RECORDS FOR PROCESSING:

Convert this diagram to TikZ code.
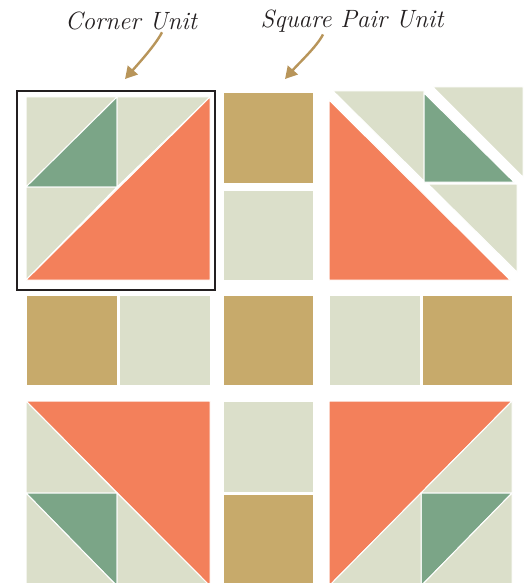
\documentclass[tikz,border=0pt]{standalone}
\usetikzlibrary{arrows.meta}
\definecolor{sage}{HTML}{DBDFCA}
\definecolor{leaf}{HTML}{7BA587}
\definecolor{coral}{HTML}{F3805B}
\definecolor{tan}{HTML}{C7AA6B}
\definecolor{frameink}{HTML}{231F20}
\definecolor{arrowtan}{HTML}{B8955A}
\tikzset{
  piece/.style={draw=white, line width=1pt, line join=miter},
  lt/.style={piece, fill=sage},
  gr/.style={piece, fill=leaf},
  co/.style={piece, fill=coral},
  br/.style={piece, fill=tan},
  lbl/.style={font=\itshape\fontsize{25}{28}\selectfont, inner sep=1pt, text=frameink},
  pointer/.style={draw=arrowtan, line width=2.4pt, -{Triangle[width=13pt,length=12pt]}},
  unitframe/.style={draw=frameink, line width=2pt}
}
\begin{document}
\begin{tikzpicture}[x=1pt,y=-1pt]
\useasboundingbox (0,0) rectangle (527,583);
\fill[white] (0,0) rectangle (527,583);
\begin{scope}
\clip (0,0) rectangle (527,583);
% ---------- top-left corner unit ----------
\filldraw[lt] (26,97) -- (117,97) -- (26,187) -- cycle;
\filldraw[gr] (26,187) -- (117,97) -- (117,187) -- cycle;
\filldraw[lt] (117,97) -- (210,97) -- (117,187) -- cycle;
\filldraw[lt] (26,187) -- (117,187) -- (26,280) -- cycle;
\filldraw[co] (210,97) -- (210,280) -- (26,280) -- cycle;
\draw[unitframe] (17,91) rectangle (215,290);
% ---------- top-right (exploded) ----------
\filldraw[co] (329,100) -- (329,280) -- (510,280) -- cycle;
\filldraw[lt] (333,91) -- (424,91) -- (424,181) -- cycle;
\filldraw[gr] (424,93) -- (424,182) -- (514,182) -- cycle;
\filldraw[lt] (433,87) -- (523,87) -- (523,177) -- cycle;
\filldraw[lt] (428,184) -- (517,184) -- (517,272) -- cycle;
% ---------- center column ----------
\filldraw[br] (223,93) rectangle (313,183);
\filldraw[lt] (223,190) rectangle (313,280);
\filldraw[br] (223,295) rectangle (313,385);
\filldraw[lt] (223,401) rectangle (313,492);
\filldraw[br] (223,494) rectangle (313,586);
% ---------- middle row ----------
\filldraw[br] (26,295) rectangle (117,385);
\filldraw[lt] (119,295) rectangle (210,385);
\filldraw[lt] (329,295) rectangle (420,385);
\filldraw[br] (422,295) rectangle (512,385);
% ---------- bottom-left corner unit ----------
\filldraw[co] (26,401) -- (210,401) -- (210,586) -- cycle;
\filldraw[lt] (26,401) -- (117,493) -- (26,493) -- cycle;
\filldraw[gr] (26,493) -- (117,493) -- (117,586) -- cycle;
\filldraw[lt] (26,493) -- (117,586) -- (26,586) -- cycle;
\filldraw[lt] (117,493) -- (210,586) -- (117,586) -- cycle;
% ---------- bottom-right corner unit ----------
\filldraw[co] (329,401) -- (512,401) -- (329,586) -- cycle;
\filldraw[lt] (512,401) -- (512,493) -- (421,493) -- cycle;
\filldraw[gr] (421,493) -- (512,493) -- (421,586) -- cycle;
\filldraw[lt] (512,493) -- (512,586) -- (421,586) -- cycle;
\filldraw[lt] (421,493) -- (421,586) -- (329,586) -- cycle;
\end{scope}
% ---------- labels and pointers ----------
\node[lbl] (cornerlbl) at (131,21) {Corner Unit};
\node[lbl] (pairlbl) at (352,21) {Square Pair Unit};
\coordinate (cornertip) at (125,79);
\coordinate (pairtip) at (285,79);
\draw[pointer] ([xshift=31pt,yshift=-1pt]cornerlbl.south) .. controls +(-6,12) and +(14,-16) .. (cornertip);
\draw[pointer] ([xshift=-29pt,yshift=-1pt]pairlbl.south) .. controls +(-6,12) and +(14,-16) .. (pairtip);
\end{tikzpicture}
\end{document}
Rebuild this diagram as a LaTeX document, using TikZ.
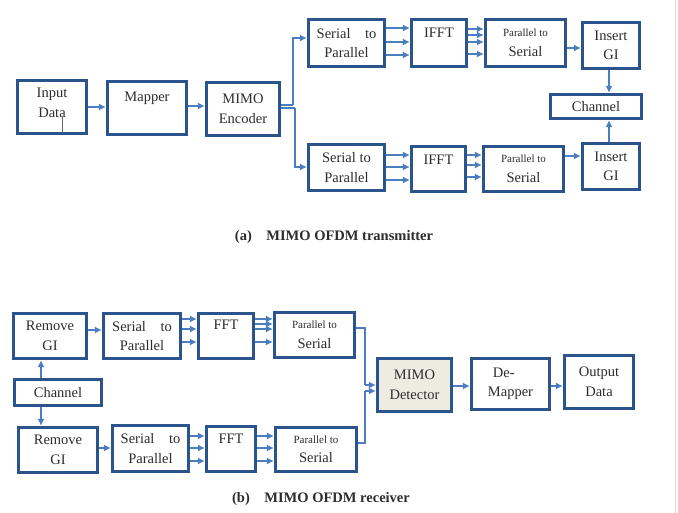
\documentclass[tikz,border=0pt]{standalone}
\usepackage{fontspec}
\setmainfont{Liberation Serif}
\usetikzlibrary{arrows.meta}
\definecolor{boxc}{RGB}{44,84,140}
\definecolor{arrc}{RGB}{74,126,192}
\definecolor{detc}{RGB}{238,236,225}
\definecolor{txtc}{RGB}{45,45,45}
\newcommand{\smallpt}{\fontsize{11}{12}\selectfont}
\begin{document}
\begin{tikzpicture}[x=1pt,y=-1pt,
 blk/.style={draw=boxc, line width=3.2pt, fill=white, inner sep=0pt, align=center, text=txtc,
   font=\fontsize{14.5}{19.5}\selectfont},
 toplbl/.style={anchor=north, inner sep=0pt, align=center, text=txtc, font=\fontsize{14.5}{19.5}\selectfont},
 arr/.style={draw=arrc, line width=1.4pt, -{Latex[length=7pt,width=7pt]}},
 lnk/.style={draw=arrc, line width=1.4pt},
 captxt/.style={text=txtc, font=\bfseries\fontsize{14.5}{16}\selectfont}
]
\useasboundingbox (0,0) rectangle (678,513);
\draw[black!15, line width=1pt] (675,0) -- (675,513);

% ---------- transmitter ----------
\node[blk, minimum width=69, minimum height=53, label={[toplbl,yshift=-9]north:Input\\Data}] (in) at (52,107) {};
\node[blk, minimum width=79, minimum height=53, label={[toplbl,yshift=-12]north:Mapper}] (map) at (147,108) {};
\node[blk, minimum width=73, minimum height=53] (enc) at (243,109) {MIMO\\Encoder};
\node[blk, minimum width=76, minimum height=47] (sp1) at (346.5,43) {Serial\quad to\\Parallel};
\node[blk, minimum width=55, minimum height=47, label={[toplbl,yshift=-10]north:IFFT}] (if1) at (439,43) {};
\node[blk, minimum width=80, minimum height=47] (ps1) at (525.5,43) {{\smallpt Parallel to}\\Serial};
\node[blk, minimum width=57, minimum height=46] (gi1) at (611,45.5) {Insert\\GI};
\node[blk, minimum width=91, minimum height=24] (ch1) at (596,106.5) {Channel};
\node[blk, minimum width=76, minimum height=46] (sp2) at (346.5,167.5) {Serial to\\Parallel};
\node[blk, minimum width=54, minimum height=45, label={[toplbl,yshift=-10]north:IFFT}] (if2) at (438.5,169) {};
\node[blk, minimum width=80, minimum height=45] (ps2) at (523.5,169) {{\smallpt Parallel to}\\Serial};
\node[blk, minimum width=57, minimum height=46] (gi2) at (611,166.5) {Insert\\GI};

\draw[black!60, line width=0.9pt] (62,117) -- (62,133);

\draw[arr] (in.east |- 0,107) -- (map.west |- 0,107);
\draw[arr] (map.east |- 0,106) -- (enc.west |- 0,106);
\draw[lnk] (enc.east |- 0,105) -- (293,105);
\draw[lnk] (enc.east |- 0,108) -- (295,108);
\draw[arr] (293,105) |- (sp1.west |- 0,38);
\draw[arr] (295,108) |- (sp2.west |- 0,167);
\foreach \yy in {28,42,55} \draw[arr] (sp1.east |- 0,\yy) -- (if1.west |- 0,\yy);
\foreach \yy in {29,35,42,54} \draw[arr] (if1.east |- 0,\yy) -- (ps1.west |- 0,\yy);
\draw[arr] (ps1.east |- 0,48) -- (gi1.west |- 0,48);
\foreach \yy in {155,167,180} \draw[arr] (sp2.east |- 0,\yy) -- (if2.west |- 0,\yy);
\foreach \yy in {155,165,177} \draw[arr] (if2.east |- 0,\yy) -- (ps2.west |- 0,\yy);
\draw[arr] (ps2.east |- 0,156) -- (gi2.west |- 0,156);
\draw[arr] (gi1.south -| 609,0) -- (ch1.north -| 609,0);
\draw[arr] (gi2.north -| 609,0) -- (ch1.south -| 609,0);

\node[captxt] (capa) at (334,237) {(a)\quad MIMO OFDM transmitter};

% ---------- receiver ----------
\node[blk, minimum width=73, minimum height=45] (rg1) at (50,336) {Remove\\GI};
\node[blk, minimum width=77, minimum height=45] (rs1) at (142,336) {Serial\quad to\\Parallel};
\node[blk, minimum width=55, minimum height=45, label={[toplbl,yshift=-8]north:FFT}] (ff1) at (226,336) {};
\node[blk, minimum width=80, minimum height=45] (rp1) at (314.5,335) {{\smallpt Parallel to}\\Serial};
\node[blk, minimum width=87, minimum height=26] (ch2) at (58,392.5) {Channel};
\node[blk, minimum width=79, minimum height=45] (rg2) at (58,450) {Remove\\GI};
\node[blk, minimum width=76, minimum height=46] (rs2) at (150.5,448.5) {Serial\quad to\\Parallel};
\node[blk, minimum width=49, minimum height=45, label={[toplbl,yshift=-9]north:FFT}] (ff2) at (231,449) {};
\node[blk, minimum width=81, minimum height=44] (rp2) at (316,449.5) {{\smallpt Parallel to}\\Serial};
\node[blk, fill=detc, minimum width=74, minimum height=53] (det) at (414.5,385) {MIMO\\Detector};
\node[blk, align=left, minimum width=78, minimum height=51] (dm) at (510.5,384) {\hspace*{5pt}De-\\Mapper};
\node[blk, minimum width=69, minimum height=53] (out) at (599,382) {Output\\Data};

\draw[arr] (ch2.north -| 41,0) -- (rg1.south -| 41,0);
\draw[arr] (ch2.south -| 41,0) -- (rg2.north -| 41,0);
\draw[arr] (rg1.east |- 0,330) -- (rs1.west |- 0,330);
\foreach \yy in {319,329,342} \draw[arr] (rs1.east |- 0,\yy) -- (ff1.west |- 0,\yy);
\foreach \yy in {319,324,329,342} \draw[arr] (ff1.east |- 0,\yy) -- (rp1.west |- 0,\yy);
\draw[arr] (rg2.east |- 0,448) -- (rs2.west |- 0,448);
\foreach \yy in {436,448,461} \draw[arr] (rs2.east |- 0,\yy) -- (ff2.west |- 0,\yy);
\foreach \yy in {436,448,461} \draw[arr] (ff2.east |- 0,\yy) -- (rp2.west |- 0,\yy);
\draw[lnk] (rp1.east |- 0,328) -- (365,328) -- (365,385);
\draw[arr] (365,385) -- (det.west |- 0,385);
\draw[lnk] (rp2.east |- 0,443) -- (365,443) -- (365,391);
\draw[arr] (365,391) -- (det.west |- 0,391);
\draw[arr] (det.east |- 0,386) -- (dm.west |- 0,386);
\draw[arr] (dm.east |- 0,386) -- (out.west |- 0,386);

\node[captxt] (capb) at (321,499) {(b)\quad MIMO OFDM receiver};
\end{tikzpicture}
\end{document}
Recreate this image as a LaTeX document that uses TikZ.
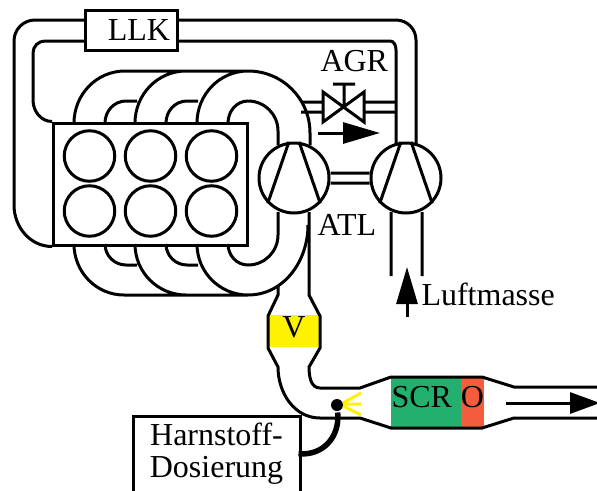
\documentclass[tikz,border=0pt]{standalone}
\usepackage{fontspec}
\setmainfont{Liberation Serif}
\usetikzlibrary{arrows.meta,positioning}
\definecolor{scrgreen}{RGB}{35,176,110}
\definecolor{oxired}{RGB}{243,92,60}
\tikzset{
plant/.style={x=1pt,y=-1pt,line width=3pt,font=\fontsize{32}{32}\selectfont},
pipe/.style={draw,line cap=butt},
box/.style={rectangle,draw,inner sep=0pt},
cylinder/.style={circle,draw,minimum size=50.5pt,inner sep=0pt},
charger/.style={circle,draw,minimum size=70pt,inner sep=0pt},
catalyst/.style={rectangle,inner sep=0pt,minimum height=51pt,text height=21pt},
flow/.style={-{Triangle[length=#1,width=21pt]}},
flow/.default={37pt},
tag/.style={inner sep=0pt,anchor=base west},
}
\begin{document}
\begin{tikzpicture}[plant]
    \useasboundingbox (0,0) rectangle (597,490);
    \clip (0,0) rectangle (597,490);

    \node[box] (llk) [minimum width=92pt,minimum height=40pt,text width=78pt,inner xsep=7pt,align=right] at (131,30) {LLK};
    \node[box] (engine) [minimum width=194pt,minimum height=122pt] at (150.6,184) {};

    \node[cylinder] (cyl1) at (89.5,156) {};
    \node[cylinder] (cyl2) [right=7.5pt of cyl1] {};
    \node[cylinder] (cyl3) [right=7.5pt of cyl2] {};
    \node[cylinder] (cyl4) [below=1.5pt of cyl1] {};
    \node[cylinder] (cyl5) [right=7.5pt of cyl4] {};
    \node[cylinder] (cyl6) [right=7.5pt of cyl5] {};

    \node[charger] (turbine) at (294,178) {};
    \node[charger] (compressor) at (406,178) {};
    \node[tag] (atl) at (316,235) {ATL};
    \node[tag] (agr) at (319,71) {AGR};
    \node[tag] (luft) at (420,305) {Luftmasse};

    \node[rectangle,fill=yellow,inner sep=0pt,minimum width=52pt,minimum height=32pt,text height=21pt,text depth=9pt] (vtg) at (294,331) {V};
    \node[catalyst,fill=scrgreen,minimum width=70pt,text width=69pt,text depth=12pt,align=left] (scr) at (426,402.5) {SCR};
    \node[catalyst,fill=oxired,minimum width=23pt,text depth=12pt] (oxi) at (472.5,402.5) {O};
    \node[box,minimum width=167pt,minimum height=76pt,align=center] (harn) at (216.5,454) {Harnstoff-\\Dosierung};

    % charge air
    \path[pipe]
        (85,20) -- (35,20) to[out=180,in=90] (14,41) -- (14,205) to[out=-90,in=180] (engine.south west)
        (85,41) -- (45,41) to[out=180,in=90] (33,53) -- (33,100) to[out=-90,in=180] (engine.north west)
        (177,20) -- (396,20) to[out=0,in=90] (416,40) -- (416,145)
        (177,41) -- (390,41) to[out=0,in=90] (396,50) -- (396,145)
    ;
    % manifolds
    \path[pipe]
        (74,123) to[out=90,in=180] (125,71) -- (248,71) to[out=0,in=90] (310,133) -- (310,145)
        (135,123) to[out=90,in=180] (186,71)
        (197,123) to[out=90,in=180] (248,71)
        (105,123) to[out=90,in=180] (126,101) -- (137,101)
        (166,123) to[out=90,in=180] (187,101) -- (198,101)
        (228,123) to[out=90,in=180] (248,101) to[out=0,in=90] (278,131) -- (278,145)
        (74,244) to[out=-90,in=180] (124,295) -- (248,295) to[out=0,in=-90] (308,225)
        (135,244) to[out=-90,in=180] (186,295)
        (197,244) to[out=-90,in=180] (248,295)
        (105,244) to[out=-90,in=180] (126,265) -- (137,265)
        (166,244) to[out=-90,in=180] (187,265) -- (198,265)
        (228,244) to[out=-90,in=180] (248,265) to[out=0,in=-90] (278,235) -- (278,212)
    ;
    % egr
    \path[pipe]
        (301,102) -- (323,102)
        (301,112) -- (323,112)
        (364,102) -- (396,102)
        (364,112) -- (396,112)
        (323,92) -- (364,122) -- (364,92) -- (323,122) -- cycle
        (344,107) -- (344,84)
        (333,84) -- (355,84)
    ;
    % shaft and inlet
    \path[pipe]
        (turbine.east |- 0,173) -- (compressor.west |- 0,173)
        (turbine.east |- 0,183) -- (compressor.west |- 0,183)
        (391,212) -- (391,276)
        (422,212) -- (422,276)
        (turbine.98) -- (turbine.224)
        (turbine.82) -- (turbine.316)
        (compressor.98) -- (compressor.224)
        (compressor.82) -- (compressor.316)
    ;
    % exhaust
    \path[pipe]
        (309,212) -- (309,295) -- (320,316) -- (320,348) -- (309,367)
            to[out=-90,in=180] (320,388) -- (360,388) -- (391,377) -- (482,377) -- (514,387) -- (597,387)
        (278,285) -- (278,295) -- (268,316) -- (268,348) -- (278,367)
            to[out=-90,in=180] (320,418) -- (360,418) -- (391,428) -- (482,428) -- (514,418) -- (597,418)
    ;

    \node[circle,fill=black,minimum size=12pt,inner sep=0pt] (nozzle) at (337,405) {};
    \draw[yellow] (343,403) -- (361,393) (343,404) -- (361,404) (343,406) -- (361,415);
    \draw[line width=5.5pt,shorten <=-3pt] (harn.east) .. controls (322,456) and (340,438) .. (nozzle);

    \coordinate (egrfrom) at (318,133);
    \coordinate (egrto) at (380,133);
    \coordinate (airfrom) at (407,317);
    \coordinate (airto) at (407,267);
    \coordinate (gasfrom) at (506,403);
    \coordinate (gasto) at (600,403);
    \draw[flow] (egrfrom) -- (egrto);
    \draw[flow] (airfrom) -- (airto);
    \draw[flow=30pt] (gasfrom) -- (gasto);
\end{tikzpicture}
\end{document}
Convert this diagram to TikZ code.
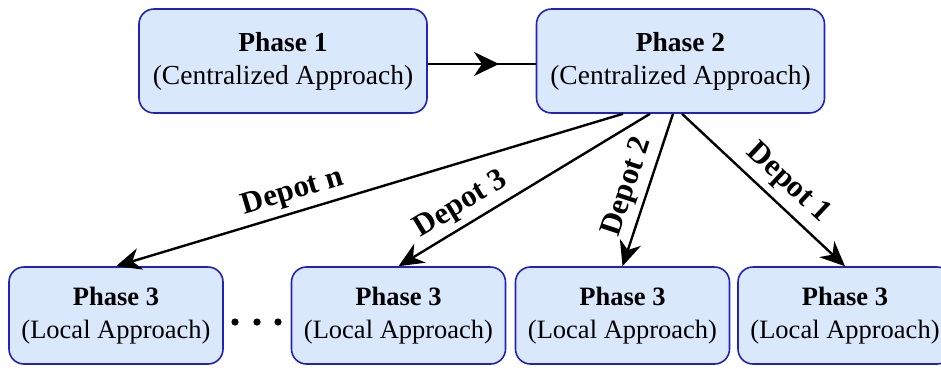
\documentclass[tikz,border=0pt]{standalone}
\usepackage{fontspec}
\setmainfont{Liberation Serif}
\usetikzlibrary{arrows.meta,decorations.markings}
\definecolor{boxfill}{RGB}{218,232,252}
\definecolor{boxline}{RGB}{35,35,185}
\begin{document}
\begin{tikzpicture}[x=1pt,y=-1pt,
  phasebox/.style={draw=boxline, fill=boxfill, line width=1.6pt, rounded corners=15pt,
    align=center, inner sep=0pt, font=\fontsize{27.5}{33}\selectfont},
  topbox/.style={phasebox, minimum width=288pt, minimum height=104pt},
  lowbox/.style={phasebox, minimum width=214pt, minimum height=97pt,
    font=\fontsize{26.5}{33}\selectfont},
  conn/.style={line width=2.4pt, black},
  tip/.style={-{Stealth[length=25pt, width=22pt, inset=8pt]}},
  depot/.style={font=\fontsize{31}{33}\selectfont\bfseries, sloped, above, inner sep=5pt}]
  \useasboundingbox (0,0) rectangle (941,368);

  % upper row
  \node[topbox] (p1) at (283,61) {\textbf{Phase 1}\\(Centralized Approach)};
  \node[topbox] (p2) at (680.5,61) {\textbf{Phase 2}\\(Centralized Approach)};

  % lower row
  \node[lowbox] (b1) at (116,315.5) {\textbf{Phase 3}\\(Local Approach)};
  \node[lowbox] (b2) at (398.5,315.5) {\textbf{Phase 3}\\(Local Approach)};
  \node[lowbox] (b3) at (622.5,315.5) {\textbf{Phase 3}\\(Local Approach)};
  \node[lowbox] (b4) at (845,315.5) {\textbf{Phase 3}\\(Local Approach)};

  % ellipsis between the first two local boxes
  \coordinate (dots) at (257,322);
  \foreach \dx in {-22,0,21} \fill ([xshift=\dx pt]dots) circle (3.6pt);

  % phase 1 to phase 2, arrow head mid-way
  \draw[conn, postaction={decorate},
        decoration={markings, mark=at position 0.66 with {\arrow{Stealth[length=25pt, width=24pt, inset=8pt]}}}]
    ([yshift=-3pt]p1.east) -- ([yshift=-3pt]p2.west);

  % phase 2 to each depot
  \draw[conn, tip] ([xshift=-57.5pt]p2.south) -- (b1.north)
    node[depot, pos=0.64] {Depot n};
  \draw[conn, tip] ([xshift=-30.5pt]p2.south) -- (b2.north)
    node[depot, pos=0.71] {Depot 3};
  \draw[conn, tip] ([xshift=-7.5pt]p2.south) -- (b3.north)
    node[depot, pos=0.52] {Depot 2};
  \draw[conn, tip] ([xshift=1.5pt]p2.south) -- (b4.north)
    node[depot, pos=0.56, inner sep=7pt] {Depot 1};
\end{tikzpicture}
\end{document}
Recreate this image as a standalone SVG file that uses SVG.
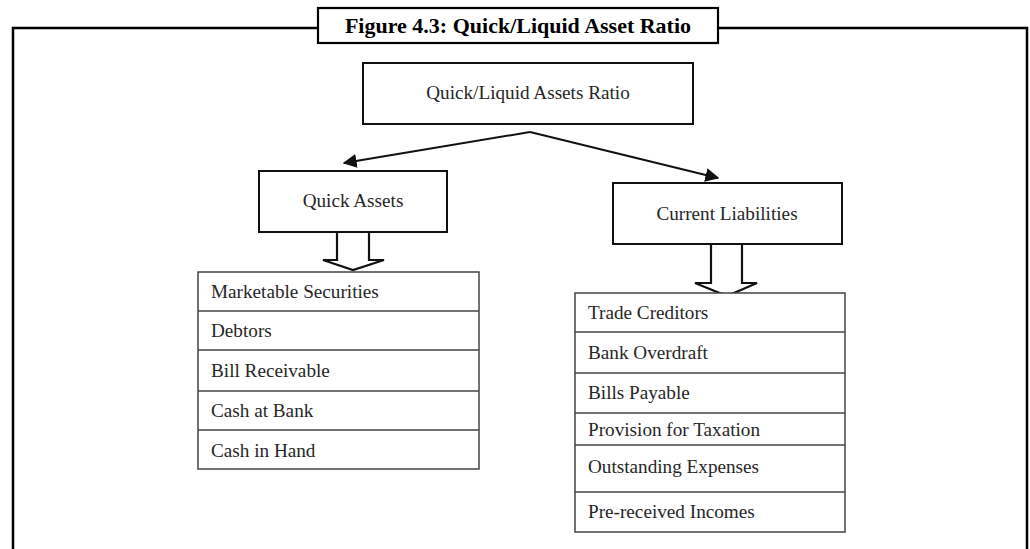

INSTRUCTIONS TO FOLLOW:
Gather each line of the listing that holds the string "image".

EXERCISE SOLUTION:
Recreate this image as a LaTeX document that uses TikZ.
Recreate this image as a standalone SVG file that uses SVG.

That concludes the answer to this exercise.